On Saturday, Cook Islands lawmakers removed laws prohibiting consensual sexual acts between men from the nation’s Crimes Act.
By decriminalising sex between same-sex partners, the Pacific nation joins a global movement toward affirming the human rights to non-discrimination and privacy, said UNAIDS Asia Pacific Regional Director, Eamonn Murphy.
“Cook Islands’ latest move is part of a wave of global progress around removing laws that harm. It will inspire countries across the Pacific, Asia and the world to follow suit. Decriminalise, save lives,” he said.
In a statement, UNAIDS said “criminalisation of same-sex relations undermines the human rights of lesbian, gay, bisexual and transgender (LGBT) people. Punitive laws reinforce stigma and discrimination against LGBT people, undermining their access to the rights, remedies and opportunities available to other people”. Such laws also obstruct access to vital services, including sexual and reproductive healthcare, the organisation stated.

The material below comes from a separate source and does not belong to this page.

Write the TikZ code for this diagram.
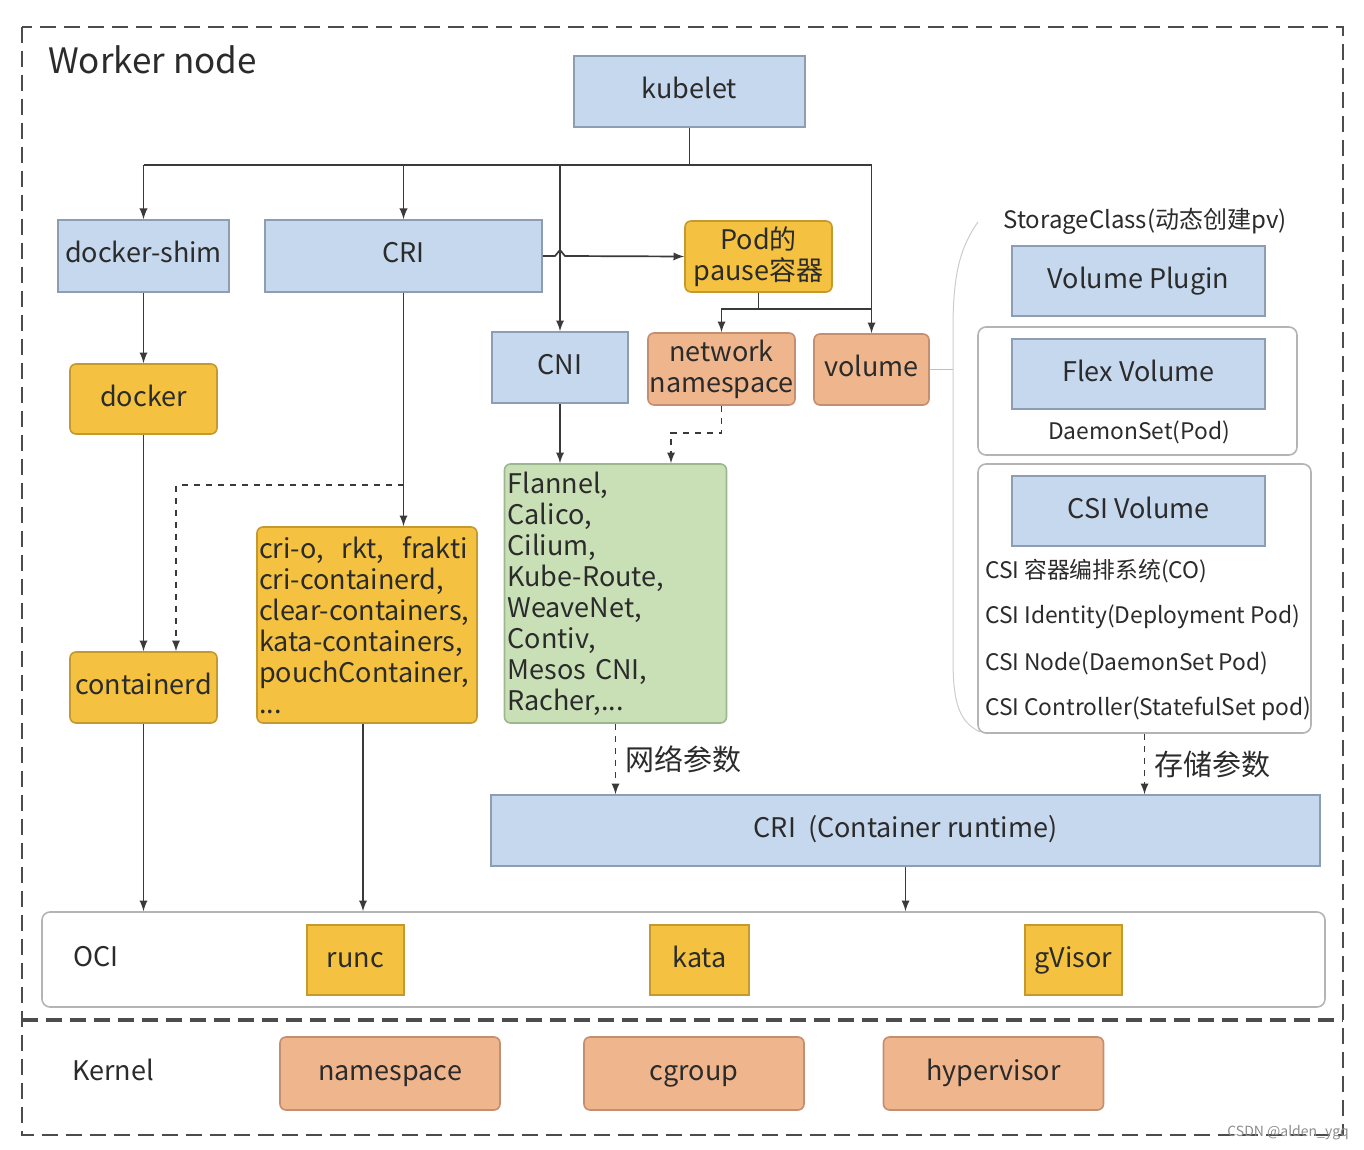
\documentclass[tikz,border=0pt]{standalone}
\usepackage{fontspec}
\setmainfont{Noto Sans CJK SC}
\usepackage{tikz}
\definecolor{boxblue}{HTML}{C6D8EE}
\definecolor{edgeblue}{HTML}{8D9EB4}
\definecolor{boxyellow}{HTML}{F4C240}
\definecolor{edgeyellow}{HTML}{C49A30}
\definecolor{boxsalmon}{HTML}{EFB58C}
\definecolor{edgesalmon}{HTML}{C48F70}
\definecolor{boxgreen}{HTML}{C9E0B7}
\definecolor{edgegreen}{HTML}{9CB68D}
\definecolor{wire}{HTML}{3A3A3A}
\definecolor{ink}{HTML}{2B2B2B}
\definecolor{pale}{HTML}{B4B4B4}

\begin{document}
\begin{tikzpicture}[x=0.5pt,y=-0.5pt,>=latex,
  label font/.style={font=\fontsize{13.5}{15.5}\selectfont,text=ink},
  oneline/.style={text height=10pt,text depth=3pt},
  bluebox/.style={draw=edgeblue,fill=boxblue,line width=0.8pt,inner sep=0pt,label font},
  yellowbox/.style={draw=edgeyellow,fill=boxyellow,line width=0.8pt,rounded corners=3pt,inner sep=0pt,label font},
  salmonbox/.style={draw=edgesalmon,fill=boxsalmon,line width=0.8pt,rounded corners=3pt,inner sep=0pt,label font},
  greenbox/.style={draw=edgegreen,fill=boxgreen,line width=0.8pt,rounded corners=3pt,inner sep=0pt,label font},
  shell/.style={draw=pale,fill=white,line width=0.8pt,rounded corners=4pt,inner sep=0pt},
  wire/.style={draw=wire,line width=0.85pt},
  small/.style={font=\fontsize{11.4}{13}\selectfont,text=ink}]
\useasboundingbox (0,0) rectangle (1364,1150);

% frames
\draw[line width=1.2pt,draw=black!70,dash pattern=on 8pt off 4pt] (22,27) rectangle (1343,1135);
\draw[line width=1.7pt,draw=black!70,dash pattern=on 8pt off 4pt] (22,1020) -- (1343,1020);
\node[anchor=west,font=\fontsize{17.5}{20}\selectfont,text=ink] (title) at (41,60) {Worker node};

% top row
\node[bluebox,oneline,minimum width=115.5pt,minimum height=35.5pt] (kubelet) at (689.5,91.5) {kubelet};
\node[bluebox,oneline,minimum width=85.5pt,minimum height=36pt] (dshim) at (143.5,256) {docker-shim};
\node[bluebox,oneline,minimum width=138.5pt,minimum height=36pt] (cri) at (403.5,256) {CRI};
\node[yellowbox,minimum width=73.5pt,minimum height=35.5pt,align=center] (pause) at (758.5,256.5) {Pod的\\pause容器};
\node[bluebox,oneline,minimum width=68pt,minimum height=35.5pt] (cni) at (560,367.5) {CNI};
\node[salmonbox,minimum width=73.5pt,minimum height=36pt,align=center] (netns) at (721.5,369) {network\\namespace};
\node[salmonbox,oneline,minimum width=57.5pt,minimum height=35.5pt] (volume) at (871.5,369.5) {volume};

% runtimes column
\node[yellowbox,oneline,minimum width=73.5pt,minimum height=35pt] (docker) at (143.5,399) {docker};
\node[yellowbox,oneline,minimum width=73.5pt,minimum height=35.5pt] (containerd) at (143.5,687.5) {containerd};
\node[yellowbox,minimum width=110pt,minimum height=98pt,text width=108pt,align=left,inner xsep=1pt] (runtimes) at (367,625)
  {cri-o,\ \ rkt,\ \ frakti\\cri-containerd,\\clear-containers,\\kata-containers,\\pouchContainer,\\...};
\node[greenbox,minimum width=110.5pt,minimum height=129.5pt,text width=108pt,align=left,inner xsep=1.5pt] (plugins) at (615.5,593.5)
  {Flannel,\\Calico,\\Cilium,\\Kube-Route,\\WeaveNet,\\Contiv,\\Mesos CNI,\\Racher,...};

% storage side
\node[font=\fontsize{12}{14}\selectfont,text=ink] (sclass) at (1145,221) {StorageClass(动态创建pv)};
\node[bluebox,oneline,minimum width=126.5pt,minimum height=35pt] (vplugin) at (1138.5,281) {Volume Plugin};
\node[shell,minimum width=159.5pt,minimum height=64pt] (flexbox) at (1137.5,391) {};
\node[bluebox,oneline,minimum width=126.5pt,minimum height=35pt] (flexvol) at (1138.5,374) {Flex Volume};
\node[small] (dset) at (1139,432) {DaemonSet(Pod)};
\node[shell,minimum width=166.5pt,minimum height=134.5pt] (csibox) at (1144.5,598.5) {};
\node[bluebox,oneline,minimum width=126.5pt,minimum height=35pt] (csivol) at (1138.5,511) {CSI Volume};
\node[small,anchor=west] (csico) at (978,571) {CSI 容器编排系统(CO)};
\node[small,anchor=west] (csiid) at (978,617) {CSI Identity(Deployment Pod)};
\node[small,anchor=west] (csinode) at (978,663) {CSI Node(DaemonSet Pod)};
\node[small,anchor=west] (csictl) at (978,709) {CSI Controller(StatefulSet pod)};
\draw[black!20,line width=0.5pt] (978,222) .. controls (958,250) and (953,280) .. (953,330) -- (953,660)
  .. controls (953,705) and (960,722) .. (980,732);
\draw[black!25,line width=0.5pt] (volume.east) -- (953,369.5);

% lower part
\node[bluebox,oneline,minimum width=414.5pt,minimum height=35.5pt] (crirt) at (905.5,830.5) {CRI\ \ (Container runtime)};
\node[shell,minimum width=641.5pt,minimum height=47.5pt] (oci) at (683.5,959.5) {};
\node[label font,oneline,anchor=west] (ocitext) at (66,959.5) {OCI};
\node[yellowbox,oneline,rounded corners=0pt,minimum width=48.5pt,minimum height=35pt] (runc) at (355.5,960) {runc};
\node[yellowbox,oneline,rounded corners=0pt,minimum width=49.5pt,minimum height=35pt] (kata) at (699.5,960) {kata};
\node[yellowbox,oneline,rounded corners=0pt,minimum width=48.5pt,minimum height=35pt] (gvisor) at (1073.5,960) {gVisor};
\node[label font,oneline,anchor=west] (kernel) at (65,1073.5) {Kernel};
\node[salmonbox,oneline,minimum width=110pt,minimum height=36.5pt] (nspace) at (390,1073.5) {namespace};
\node[salmonbox,oneline,minimum width=110pt,minimum height=36.5pt] (cgroup) at (694,1073.5) {cgroup};
\node[salmonbox,oneline,minimum width=110pt,minimum height=36.5pt] (hyper) at (993.5,1073.5) {hypervisor};
\node[font=\fontsize{7}{8}\selectfont,text=black!45] (mark) at (1288,1133) {CSDN @alden\_ygq};

% kubelet fan out
\coordinate (bus) at (689.5,165);
\draw[wire] (kubelet.south) -- (bus);
\draw[wire] (dshim.north |- bus) -- (volume.north |- bus);
\draw[wire,->] (dshim.north |- bus) -- (dshim.north);
\draw[wire,->] (cri.north |- bus) -- (cri.north);
\draw[wire,->] (cni.north |- bus) -- (cni.north);
\draw[wire,->] (volume.north |- bus) -- (volume.north);
\draw[wire,->] (cri.east) -- (555,256) -- (560,250) -- (565,256) -- (pause.west);
\coordinate (split) at (758.5,309);
\draw[wire] (pause.south) -- (split) -- (volume.north |- split);
\draw[wire,->] (split) -| (netns.north);

% down the columns
\draw[wire,->] (dshim.south) -- (docker.north);
\draw[wire,->] (docker.south) -- (containerd.north);
\draw[wire,->] (cri.south) -- (cri.south |- runtimes.north);
\coordinate (tap) at (403.5,485);
\draw[wire,dashed,->] (tap) -| ([xshift=16.25pt]containerd.north);
\draw[wire,->] (cni.south) -- (cni.south |- plugins.north);
\draw[wire,dashed,->] (netns.south) -- ++(0,27) -| ([xshift=27.75pt]plugins.north);
\draw[wire,dashed,->] (plugins.south) -- (plugins.south |- crirt.north)
  node[midway,right,font=\fontsize{14.5}{16}\selectfont,text=ink,xshift=1pt] {网络参数};
\draw[wire,dashed,->] (csibox.south) -- (csibox.south |- crirt.north)
  node[midway,right,font=\fontsize{14.5}{16}\selectfont,text=ink,xshift=1pt] {存储参数};
\draw[wire,->] (containerd.south) -- (containerd.south |- oci.north);
\draw[wire,->] ([xshift=-2pt]runtimes.south) -- ([xshift=-2pt]runtimes.south |- oci.north);
\draw[wire,->] (crirt.south) -- (crirt.south |- oci.north);
\end{tikzpicture}
\end{document}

“This decision by Cook Islands will save lives,” said Mr Murphy. “The abolition of punitive and discriminatory colonial laws across the world is essential for public health, including for ensuring the end of AIDS.”
Bi-partisan support for the Crimes (Sexual Offences) Amendment Bill demonstrates that policy-makers, civil society and communities can dialogue to develop laws that create more just and equitable societies, he said.
The Joint United Nations Programme on HIV/AIDS (UNAIDS) unites the efforts of 11 UN organisations – UNHCR, UNICEF, WFP, UNDP, UNFPA, UNODC, UN Women, ILO, UNESCO, WHO and the World Bank – and works closely with global and national partners towards ending the AIDS epidemic by 2030 as part of the Sustainable Development Goals.